Wednesday, April 13, 2011

The Strength Inside You

Jasmine comes to America fleeing pain and suffering with every intention of putting a final, long-planned end to it all. After losing Prakash and the dream of living happily in an Indian community in America, she sees no hope and continues to work to gain access to America only to put to rest the dream of Vijh & Vijh and to her own life, valueless with the death of her husband. From the moment she arrives in America, however, she internally begins to conform to American ideals and customs on living whether she realizes it or not, until by the end of the novel she is filled with the “wants and reckless from hope” (241), a hope that had begun to grow from the moment she escaped Half-Face in the seedy motel in which she was imprisoned but that had really been suppressed within her for her entire life.
In India, wants and reckless hope were not accepted traits, especially in a woman. Jyoti’s brothers had these hopes in their endeavors to become engineers. Yet she was thought foolish to have these. Her want for Prakash was looked down upon, especially by her grandmother Dida. She would be a good, obedient girl if she would marry the widower who was willing to take her. But she fell in love with and had a hope for marrying Prakash. Her untraditional acknowledgement of this hope was what spurred her life forward. She became the wife of an unconventional Indian man, and though she was uncomfortable with his treating her like an equal, this kind of life was destined for her because of her spunk.
When she moved to America, she believed she must follow the tradition of dying along with the memory of her husband. Her power to overtake Half-Face gave her hope in herself, something new to her and growing from her arrival in the new country. Throughout the novel she tried hard to stick to traditions, and in so many ways she herself was the reason she could not. She could not live with Professorji because she had reckless hopes. In the end, she could not stay with Bud because she had lingering wants. She did not necessarily “become American” in giving up these traditional Indian submissive ways. She simply pulled out the strong woman that was inside herself because of her own inability to keep it silent.

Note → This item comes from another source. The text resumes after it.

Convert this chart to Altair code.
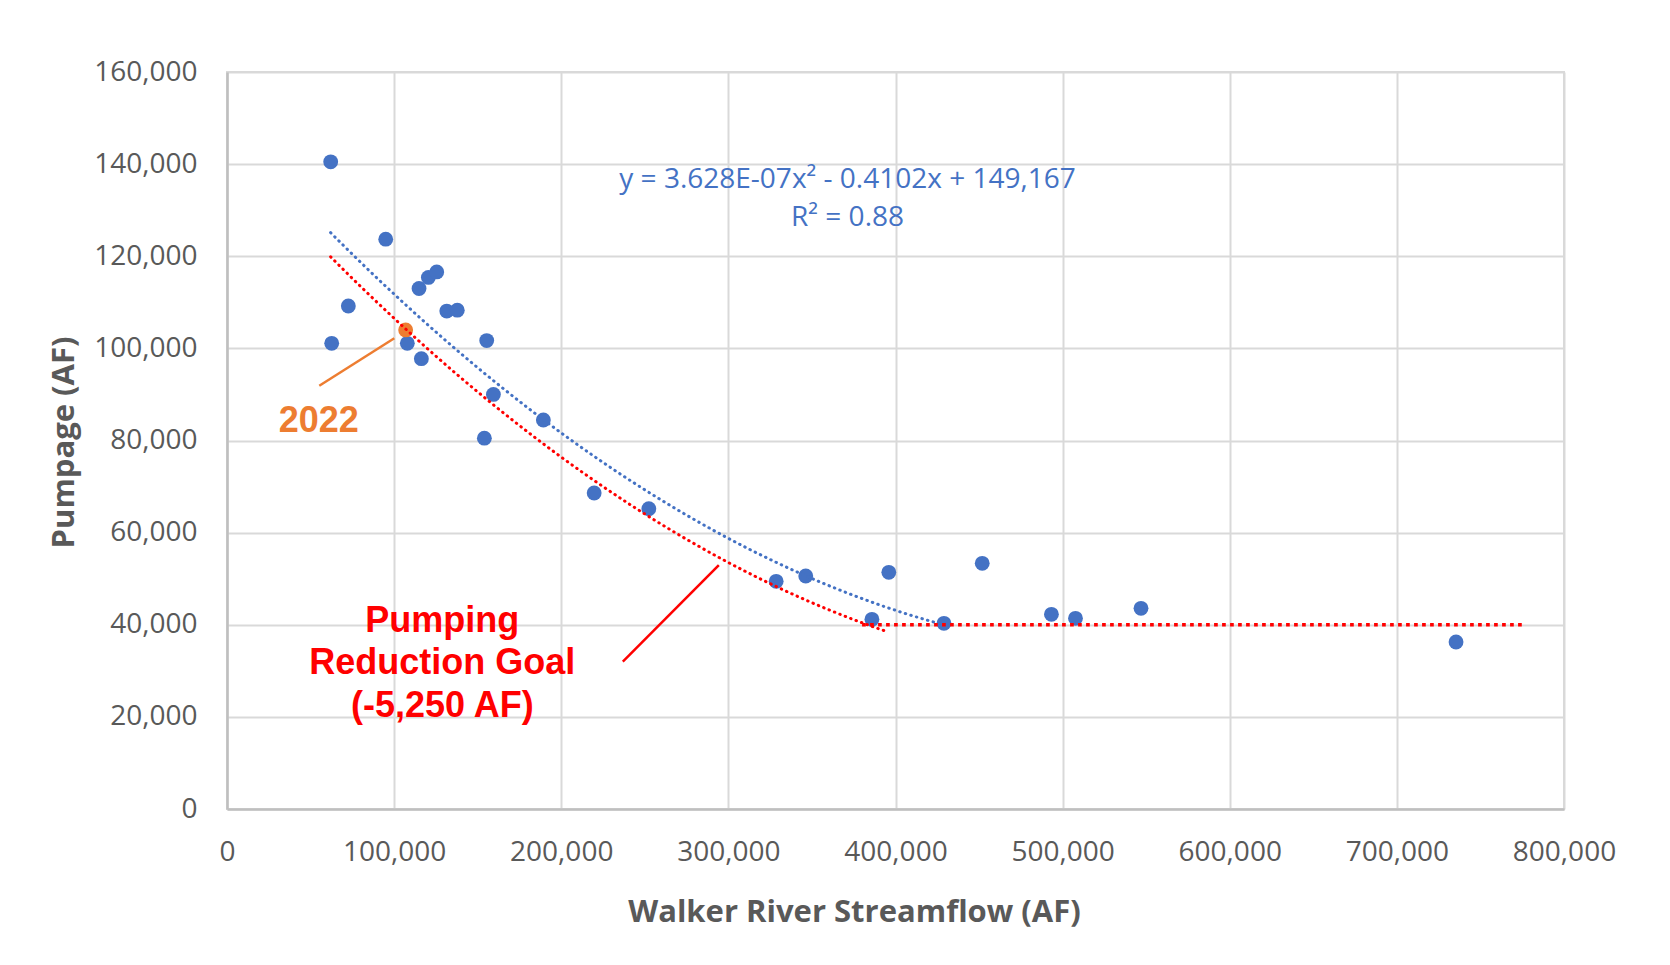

The most interesting thing I learned in class this semester was just this: how the power of self seemed to be the driving force behind many characters’ actions in the novels we read. This inability to keep quiet the strength, passion, desires inside of themselves is what drives the action of the novels. And this is especially important in postcolonial literature, in a literature from the perspective of an oppressed people. Their strength is what allows them to become themselves, fight the Man, or keep their identity within a rapidly changing universe. Okonkwo’s interior strength and stubbornness to maintain that is what made his life fall apart. Chandra’s stories are all of the self: finding oneself, reconnecting with oneself, coming to terms with one’s life. In Potiki, Toko’s strength is what keeps his community fighting even after his death. The boy in Son’s for the Return Home finds himself through the girl and is able to move on without her. Oilei, in Kisses in the Nederends, learns he has been to harsh of a person with the complications in his anus. The characters in East, West all have some sort of longing to find themselves or are able to come to terms with themselves. And Elizabeth Gilbert embarks on a year-long journey of self-discovery.
Strength within yourself can save you. I found this to be such a powerful theme throughout our novels and this fascinated me. I did not expect self-discovery or self-preservation to be such an important aspect of postcolonial literature. In fact, I did not know what to expect in postcolonial literature. But I think that we can all learn something about ourselves in reading this literature. I was surprised to learn that the literature of a culture so vastly different from our own can be so telling of our own lives.